Find each line containing the string "this". Copy it.

» Rows:
* * * * * * * * *
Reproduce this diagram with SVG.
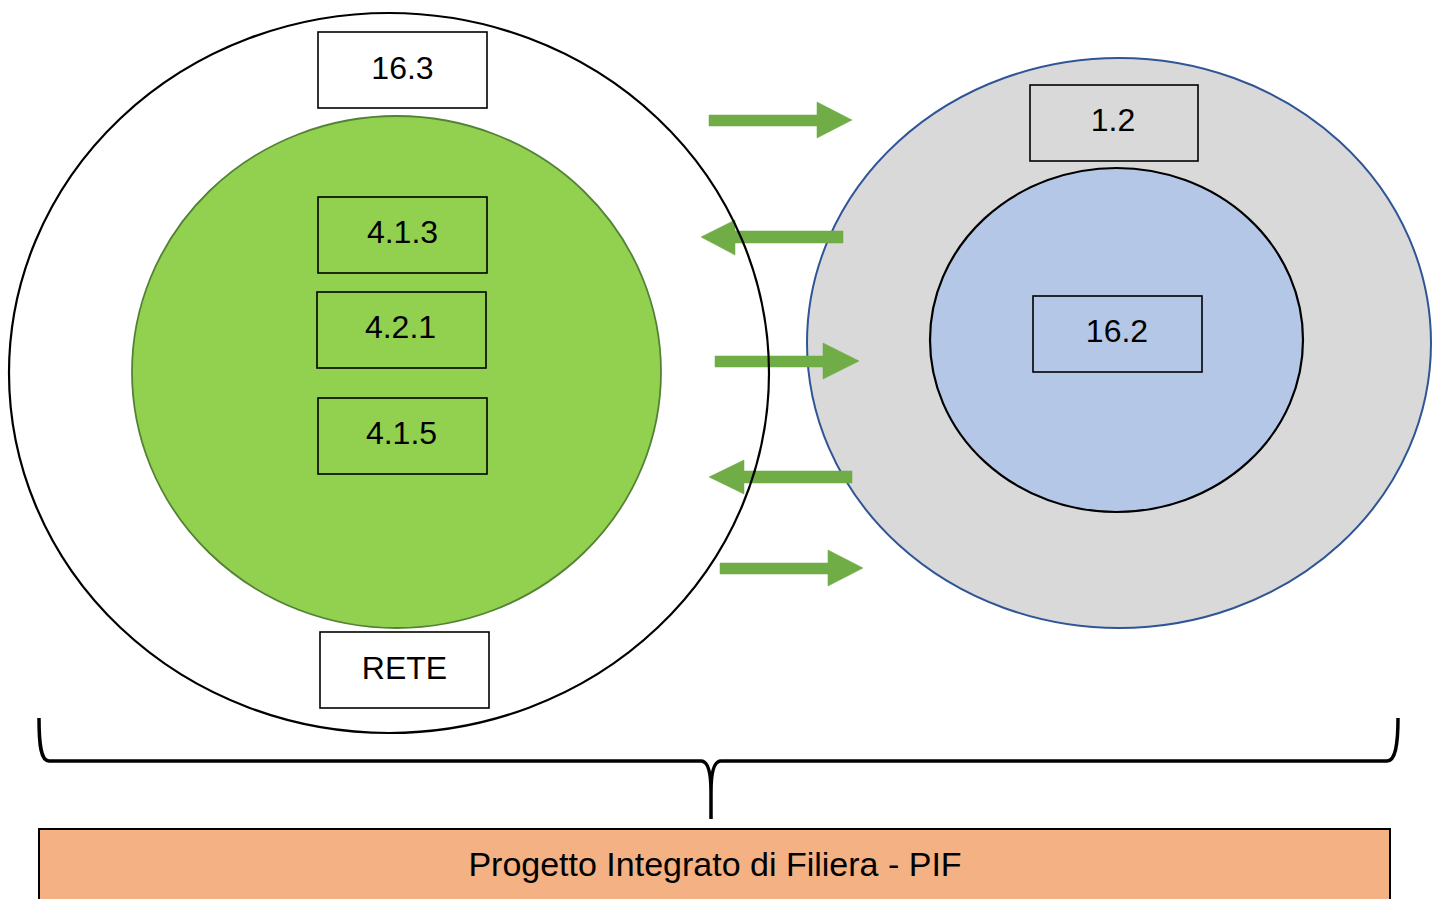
* * * * * * * * *
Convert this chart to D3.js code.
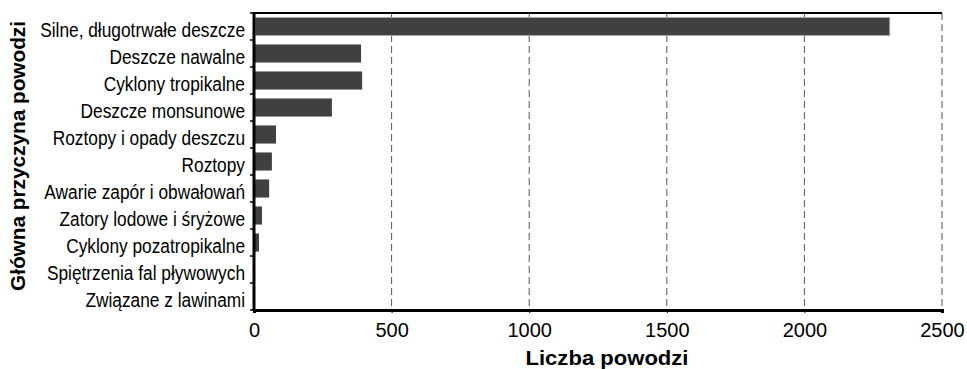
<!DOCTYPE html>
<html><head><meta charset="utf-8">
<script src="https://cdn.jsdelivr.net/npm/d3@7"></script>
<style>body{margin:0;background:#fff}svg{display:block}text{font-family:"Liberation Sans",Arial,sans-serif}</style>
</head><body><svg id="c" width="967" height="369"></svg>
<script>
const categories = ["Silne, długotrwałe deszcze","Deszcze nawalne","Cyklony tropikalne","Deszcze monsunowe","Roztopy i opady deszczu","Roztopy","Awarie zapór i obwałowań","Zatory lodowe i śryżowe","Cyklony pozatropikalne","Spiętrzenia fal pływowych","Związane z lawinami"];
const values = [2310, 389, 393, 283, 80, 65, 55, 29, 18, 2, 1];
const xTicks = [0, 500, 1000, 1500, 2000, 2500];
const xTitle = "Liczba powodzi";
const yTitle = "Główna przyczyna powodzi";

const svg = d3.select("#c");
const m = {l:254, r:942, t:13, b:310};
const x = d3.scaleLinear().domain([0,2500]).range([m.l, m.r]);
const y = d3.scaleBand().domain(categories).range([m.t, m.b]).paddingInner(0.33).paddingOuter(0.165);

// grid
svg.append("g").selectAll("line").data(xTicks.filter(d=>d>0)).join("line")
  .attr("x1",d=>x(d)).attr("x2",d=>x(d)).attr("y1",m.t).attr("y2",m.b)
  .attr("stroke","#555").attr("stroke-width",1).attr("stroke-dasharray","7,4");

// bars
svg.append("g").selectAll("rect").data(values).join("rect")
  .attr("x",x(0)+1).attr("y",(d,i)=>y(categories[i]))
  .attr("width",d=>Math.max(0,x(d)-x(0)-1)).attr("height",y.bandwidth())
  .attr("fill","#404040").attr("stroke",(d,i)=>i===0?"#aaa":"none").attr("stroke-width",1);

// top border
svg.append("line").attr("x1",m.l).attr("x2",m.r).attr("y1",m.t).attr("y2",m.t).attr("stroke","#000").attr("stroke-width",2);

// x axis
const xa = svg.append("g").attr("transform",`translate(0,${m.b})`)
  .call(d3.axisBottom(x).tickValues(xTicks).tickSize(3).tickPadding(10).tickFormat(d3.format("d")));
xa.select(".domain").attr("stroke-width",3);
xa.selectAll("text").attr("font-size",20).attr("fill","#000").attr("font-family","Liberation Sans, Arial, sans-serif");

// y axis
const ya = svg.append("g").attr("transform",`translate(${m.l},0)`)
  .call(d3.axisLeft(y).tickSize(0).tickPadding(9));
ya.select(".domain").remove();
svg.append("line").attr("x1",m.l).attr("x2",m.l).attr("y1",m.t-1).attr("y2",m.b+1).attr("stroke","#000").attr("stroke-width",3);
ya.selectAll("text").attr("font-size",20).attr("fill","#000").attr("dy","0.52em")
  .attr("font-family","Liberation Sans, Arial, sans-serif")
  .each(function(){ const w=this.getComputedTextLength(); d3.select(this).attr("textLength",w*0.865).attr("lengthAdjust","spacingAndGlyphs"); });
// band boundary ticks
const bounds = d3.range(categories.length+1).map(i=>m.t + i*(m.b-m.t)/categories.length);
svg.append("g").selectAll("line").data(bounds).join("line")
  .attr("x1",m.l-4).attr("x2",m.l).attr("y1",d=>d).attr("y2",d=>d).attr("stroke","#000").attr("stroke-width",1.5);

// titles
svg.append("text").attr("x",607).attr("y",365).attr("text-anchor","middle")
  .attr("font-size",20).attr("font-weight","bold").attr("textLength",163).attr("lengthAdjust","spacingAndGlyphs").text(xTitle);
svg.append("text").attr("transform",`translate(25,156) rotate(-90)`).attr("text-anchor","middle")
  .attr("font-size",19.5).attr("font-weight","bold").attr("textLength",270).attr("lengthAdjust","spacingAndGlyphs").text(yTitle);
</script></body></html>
* * * * * * * * *
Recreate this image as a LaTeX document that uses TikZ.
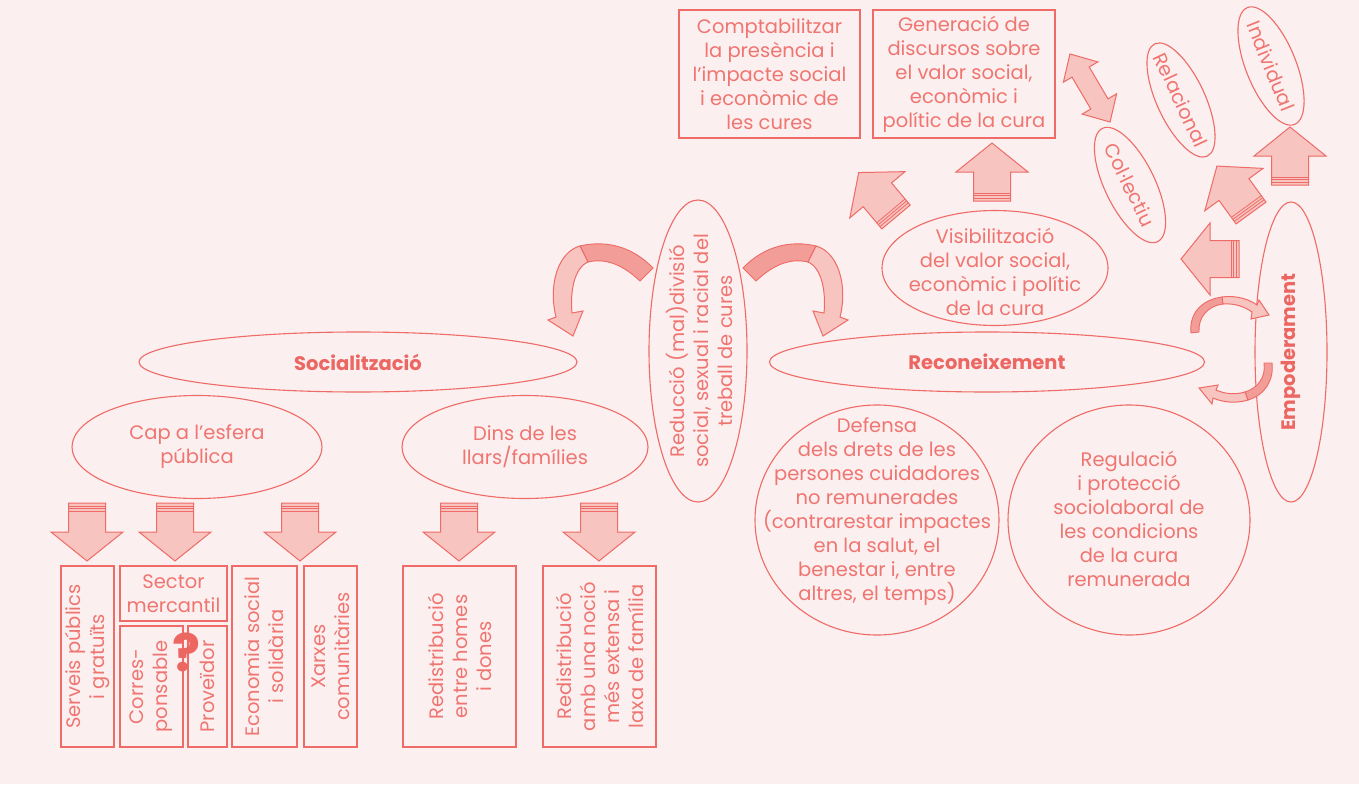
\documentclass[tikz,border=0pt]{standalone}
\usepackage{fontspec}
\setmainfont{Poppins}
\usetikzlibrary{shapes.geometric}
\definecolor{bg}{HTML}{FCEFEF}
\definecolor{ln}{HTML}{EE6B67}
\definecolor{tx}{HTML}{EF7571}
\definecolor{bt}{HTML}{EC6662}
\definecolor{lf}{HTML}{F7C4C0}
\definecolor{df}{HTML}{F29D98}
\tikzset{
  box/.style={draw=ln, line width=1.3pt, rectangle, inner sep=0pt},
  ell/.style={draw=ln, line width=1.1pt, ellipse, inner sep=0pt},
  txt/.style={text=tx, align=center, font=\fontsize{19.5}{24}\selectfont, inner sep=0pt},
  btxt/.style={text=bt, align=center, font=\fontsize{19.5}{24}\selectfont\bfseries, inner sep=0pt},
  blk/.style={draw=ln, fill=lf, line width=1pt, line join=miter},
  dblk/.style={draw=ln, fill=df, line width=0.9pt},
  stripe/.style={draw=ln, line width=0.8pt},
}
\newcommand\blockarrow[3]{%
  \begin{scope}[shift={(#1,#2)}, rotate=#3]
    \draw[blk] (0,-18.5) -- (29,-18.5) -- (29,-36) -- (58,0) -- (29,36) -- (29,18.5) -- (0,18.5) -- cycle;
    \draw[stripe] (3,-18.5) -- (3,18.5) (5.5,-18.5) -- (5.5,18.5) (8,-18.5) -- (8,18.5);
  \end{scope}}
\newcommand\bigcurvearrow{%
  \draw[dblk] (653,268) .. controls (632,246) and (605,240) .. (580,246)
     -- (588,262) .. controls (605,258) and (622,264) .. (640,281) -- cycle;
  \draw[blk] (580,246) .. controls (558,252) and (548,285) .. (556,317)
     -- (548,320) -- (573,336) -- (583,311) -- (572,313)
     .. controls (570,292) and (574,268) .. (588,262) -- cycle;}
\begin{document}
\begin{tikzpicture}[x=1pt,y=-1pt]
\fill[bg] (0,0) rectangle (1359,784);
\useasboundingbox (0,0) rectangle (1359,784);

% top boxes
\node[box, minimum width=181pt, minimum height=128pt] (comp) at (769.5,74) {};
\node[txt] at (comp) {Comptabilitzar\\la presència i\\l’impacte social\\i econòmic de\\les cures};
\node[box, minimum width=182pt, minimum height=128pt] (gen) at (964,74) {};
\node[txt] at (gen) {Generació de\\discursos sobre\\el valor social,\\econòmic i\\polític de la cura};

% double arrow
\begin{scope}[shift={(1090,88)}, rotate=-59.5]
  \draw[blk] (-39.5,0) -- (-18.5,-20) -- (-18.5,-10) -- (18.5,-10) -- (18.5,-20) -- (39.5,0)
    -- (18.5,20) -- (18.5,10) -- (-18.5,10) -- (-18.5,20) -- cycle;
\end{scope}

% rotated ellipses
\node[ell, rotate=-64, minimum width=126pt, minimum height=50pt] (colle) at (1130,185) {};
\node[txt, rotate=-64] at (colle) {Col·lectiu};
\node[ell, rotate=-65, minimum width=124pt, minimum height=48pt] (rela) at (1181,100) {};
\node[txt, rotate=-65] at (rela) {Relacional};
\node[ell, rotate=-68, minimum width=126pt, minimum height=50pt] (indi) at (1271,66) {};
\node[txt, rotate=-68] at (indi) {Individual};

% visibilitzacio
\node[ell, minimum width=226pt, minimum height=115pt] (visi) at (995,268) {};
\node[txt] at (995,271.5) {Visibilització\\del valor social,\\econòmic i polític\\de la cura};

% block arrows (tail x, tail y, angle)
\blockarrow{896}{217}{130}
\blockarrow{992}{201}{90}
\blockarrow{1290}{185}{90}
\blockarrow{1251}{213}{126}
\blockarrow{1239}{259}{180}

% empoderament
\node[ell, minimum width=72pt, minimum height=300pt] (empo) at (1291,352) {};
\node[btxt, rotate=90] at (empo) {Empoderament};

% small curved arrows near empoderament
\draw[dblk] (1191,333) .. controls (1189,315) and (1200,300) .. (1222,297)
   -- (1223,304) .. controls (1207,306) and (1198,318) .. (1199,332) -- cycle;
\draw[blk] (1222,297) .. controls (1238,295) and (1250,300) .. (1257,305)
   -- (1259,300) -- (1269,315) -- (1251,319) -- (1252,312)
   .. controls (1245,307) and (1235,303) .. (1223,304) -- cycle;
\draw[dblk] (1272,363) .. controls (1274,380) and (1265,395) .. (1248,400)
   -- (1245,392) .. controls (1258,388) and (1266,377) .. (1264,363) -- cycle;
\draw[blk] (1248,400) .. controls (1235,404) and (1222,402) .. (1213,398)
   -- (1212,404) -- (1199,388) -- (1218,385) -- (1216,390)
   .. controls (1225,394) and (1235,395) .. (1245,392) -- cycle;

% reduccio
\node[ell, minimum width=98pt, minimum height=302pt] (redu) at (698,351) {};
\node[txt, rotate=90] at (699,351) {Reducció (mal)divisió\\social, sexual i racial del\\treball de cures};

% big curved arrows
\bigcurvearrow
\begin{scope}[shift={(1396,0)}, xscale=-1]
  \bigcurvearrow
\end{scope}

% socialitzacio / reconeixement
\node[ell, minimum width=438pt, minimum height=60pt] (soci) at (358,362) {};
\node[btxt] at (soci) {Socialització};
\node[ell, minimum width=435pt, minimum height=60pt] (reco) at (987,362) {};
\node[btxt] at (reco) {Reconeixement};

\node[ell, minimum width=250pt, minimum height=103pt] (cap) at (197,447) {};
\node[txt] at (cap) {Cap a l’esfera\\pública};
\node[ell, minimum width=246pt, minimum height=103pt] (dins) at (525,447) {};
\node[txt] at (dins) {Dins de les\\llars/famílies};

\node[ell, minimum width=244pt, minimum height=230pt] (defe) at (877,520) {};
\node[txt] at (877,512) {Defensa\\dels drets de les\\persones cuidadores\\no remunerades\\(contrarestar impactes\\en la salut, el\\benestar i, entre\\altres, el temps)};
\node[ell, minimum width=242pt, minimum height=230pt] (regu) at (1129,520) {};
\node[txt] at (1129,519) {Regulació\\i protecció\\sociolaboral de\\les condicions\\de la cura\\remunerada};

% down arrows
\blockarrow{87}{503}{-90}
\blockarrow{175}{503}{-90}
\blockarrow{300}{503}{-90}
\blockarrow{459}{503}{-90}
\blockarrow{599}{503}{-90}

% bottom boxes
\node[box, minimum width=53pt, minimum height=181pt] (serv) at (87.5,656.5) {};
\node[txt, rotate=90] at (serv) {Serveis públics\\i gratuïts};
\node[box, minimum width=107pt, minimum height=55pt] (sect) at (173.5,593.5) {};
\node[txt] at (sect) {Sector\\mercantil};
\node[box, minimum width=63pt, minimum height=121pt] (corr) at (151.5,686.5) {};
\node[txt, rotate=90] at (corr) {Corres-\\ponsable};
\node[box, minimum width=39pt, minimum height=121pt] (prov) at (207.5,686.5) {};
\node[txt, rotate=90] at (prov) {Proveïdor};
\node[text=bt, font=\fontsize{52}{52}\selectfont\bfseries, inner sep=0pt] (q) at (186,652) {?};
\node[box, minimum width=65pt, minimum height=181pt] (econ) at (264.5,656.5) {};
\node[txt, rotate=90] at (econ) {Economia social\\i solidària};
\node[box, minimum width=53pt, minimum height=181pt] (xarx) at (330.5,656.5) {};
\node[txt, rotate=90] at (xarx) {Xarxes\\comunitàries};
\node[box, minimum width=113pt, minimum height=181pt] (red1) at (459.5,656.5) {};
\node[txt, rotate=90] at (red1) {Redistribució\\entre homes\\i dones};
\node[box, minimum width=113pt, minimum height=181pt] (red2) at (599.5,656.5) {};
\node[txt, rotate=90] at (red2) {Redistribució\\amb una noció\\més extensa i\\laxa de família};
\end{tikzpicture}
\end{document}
* * * * * * * * *
» Written solution:
Reproduce this diagram with SVG.
Convert this chart to D3.js code.
  .each(function(){ const w=this.getComputedTextLength(); d3.select(this).attr("textLength",w*0.865).attr("lengthAdjust","spacingAndGlyphs"); });
Recreate this image as a LaTeX document that uses TikZ.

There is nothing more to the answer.